RICHMOND, Va. (DC News Now) — Virginia Gov. Glenn Youngkin wants to enact a rule that would restrict access to abortions in the commonwealth.
As one of over three dozen budget amendments the Republican governor submitted ahead of a Friday vote in the General Assembly, Youngkin proposed limiting access to abortions for some people who rely on public funds for abortion access.
The first-term governor is asking Virginia lawmakers to block state funds from any abortion services except in the case of the mother’s health, incest, or rape — all of which can be covered by federal dollars.
The proposal comes as the Supreme Court of the United States is nearing a ruling that could change abortion access in the U.S.
The most consequential change of Youngkin’s proposed budget amendment: state funds would no longer cover abortions when a physician “believes the fetus will be born with a gross and totally incapacitating physical deformity… or mental deficiency.”
“There’s gonna be a lot of women who are forced into pregnancies that are to the detriment of their own health and against their own health choices,” said Del. Suhas Subramanyam, a Democrat who represents parts of Loudoun and Prince William Counties.
In an interview with DC News Now, Subramanyam blasted the governor.
“It seems like something the governor is doing to enhance his national profile rather than being responsive to what Virginians really need and want right now,” he said.
Subramanyam also said this would disproportionately impact low-income Virginians — those who depend on public funds.
Although it would be a narrow provision, The Family Foundation President Victoria Cobb said it would be a symbolic victory for the anti-abortion cause.
“They find it offensive and the fact that someone would take a human life with a tax dollar to them is beyond what they’re willing to tolerate,” Cobb said.
DC News Now asked what Cobb’s message would be to those who would still want, but could no longer afford an abortion.
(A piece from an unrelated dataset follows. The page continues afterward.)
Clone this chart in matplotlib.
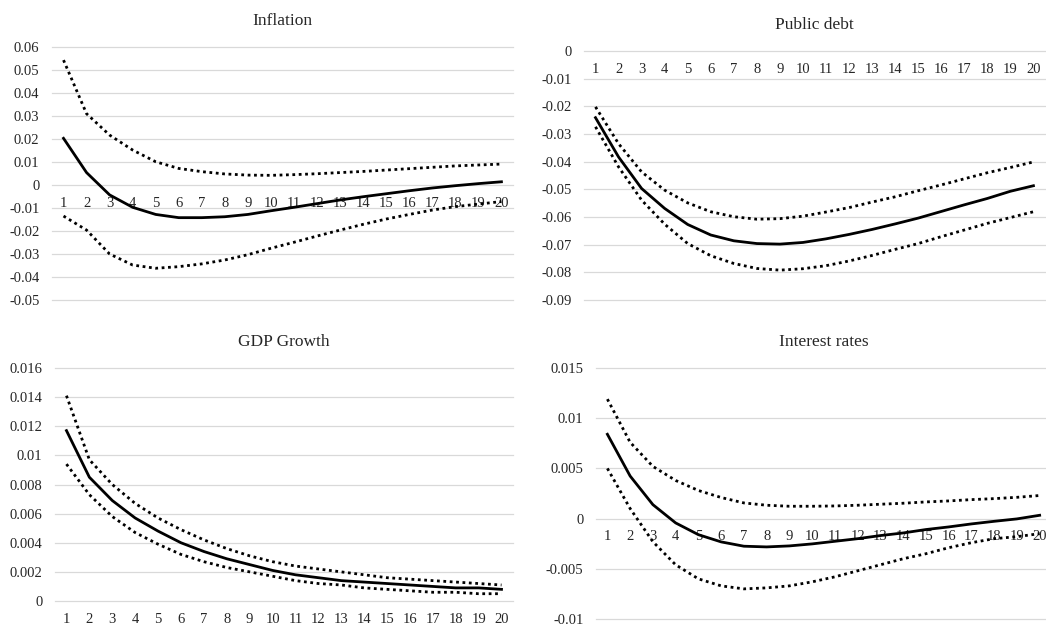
import numpy as np
import matplotlib
matplotlib.use('Agg')
import matplotlib.pyplot as plt
from matplotlib.ticker import FixedLocator, FuncFormatter

plt.rcParams['font.family'] = ['Liberation Serif', 'DejaVu Serif']
plt.rcParams['axes.unicode_minus'] = False

periods = list(range(1, 21))

# Inflation
infl_mid = [0.0203, 0.0054, -0.0043, -0.0097, -0.0128, -0.0142, -0.0142, -0.0138, -0.0128, -0.0112,
            -0.0097, -0.0081, -0.0065, -0.0051, -0.0038, -0.0025, -0.0013, -0.0003, 0.0006, 0.0014]
infl_up = [0.0543, 0.0310, 0.0217, 0.0152, 0.0101, 0.0072, 0.0058, 0.0048, 0.0043, 0.0042,
           0.0045, 0.0049, 0.0054, 0.0059, 0.0065, 0.0071, 0.0077, 0.0083, 0.0087, 0.0091]
infl_lo = [-0.0135, -0.0196, -0.0300, -0.0348, -0.0362, -0.0355, -0.0343, -0.0326, -0.0303, -0.0275,
           -0.0249, -0.0222, -0.0196, -0.0171, -0.0148, -0.0128, -0.0109, -0.0094, -0.0083, -0.0072]

# Public debt
debt_mid = [-0.0241, -0.0383, -0.0497, -0.0569, -0.0627, -0.0665, -0.0686, -0.0696, -0.0698, -0.0692,
            -0.0679, -0.0663, -0.0645, -0.0625, -0.0604, -0.0580, -0.0556, -0.0533, -0.0507, -0.0487]
debt_up = [-0.0202, -0.0335, -0.0437, -0.0503, -0.0549, -0.0581, -0.0599, -0.0608, -0.0606, -0.0597,
           -0.0582, -0.0566, -0.0546, -0.0527, -0.0505, -0.0484, -0.0462, -0.0440, -0.0421, -0.0401]
debt_lo = [-0.0274, -0.0419, -0.0539, -0.0626, -0.0696, -0.0740, -0.0768, -0.0786, -0.0792, -0.0787,
           -0.0776, -0.0759, -0.0739, -0.0717, -0.0696, -0.0671, -0.0647, -0.0623, -0.0602, -0.0581]

# GDP growth
gdp_mid = [0.0117, 0.0085, 0.0069, 0.0057, 0.0048, 0.0040, 0.0034, 0.0029, 0.0025, 0.0021,
           0.0018, 0.0016, 0.0014, 0.0013, 0.0012, 0.0011, 0.0010, 0.0009, 0.0009, 0.0008]
gdp_up = [0.0141, 0.0097, 0.0080, 0.0067, 0.0057, 0.0049, 0.0042, 0.0036, 0.0031, 0.0027,
          0.0024, 0.0022, 0.0020, 0.0018, 0.0016, 0.0015, 0.0014, 0.0013, 0.0012, 0.0011]
gdp_lo = [0.0094, 0.0073, 0.0058, 0.0047, 0.0039, 0.0032, 0.0027, 0.0023, 0.0020, 0.0017,
          0.0014, 0.0012, 0.0011, 0.0009, 0.0008, 0.0007, 0.0006, 0.0006, 0.0005, 0.0005]

# Interest rates
rate_mid = [0.0084, 0.00424, 0.00139, -0.00043, -0.0016, -0.00232, -0.00275, -0.00282, -0.00272, -0.00252,
            -0.00226, -0.0020, -0.00169, -0.00143, -0.00109, -0.00083, -0.00053, -0.00027, -0.00003, 0.00033]
rate_up = [0.0119, 0.0076, 0.0052, 0.0038, 0.0028, 0.0021, 0.00156, 0.00133, 0.00123, 0.00123,
           0.00126, 0.00133, 0.00143, 0.00153, 0.00166, 0.00176, 0.00189, 0.00199, 0.00212, 0.0023]
rate_lo = [0.0050, 0.0010, -0.0023, -0.0046, -0.0060, -0.0067, -0.0070, -0.0069, -0.0067, -0.0063,
           -0.0058, -0.0052, -0.0046, -0.0040, -0.0035, -0.0029, -0.0024, -0.0020, -0.0018, -0.0015]

panels = [
    ('Inflation', infl_mid, infl_up, infl_lo, (-0.05, 0.06), 0.01, [0.0497, 0.52, 0.4407, 0.4048]),
    ('Public debt', debt_mid, debt_up, debt_lo, (-0.09, 0.0), 0.01, [0.5583, 0.52, 0.4407, 0.3984]),
    ('GDP Growth', gdp_mid, gdp_up, gdp_lo, (0.0, 0.016), 0.002, [0.0526, 0.0384, 0.4378, 0.3728]),
    ('Interest rates', rate_mid, rate_up, rate_lo, (-0.01, 0.015), 0.005, [0.5698, 0.0096, 0.4350, 0.4016]),
]

fig = plt.figure(figsize=(10.46, 6.25), dpi=100)

for title, mid, up, lo, ylim, step, rect in panels:
    ax = fig.add_axes(rect)
    ax.plot(periods, up, color='black', lw=2, linestyle=(0, (1, 1.3)))
    ax.plot(periods, lo, color='black', lw=2, linestyle=(0, (1, 1.3)))
    ax.plot(periods, mid, color='black', lw=2)
    ax.set_xlim(0.5, 20.5)
    ax.set_ylim(*ylim)
    n = int(round((ylim[1] - ylim[0]) / step))
    ticks = [round(ylim[0] + i * step, 4) for i in range(n + 1)]
    ax.yaxis.set_major_locator(FixedLocator(ticks))
    ax.yaxis.set_major_formatter(FuncFormatter(lambda v, p: '%g' % round(v, 4)))
    ax.set_xticks(periods)
    ax.set_xticklabels([str(p) for p in periods])
    ax.grid(axis='y', color='#d9d9d9', lw=0.9)
    for gl in ax.get_ygridlines():
        gl.set_clip_on(False)
    ax.set_axisbelow(True)
    for s in ax.spines.values():
        s.set_visible(False)
    ax.spines['bottom'].set_position(('data', 0))
    ax.tick_params(axis='both', length=0, labelsize=10.5, colors='#262626')
    ax.tick_params(axis='y', pad=9)
    ax.tick_params(axis='x', pad=8.5)
    ax.set_title(title, fontsize=12.5, color='#262626', pad=16)

fig.savefig('out.png', dpi=100)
“I would simply say that there’s such beauty in potential in a human life and we would want to encourage her to find the support she needs,” she said.
Youngkin also proposed other noteworthy budget amendments, including a three-month gas tax holiday and one making picketing or demonstrating in front of a judge’s home a Class 6 felony.
“He’s just listening to his base and to the National Republican Party base,” Subramanyam said. “And in the long run, I think people are gonna see that for what it is.”
“We would expect that there should be an effort to make sure that no one is harmed simply for espousing a different political view,” Cobb said.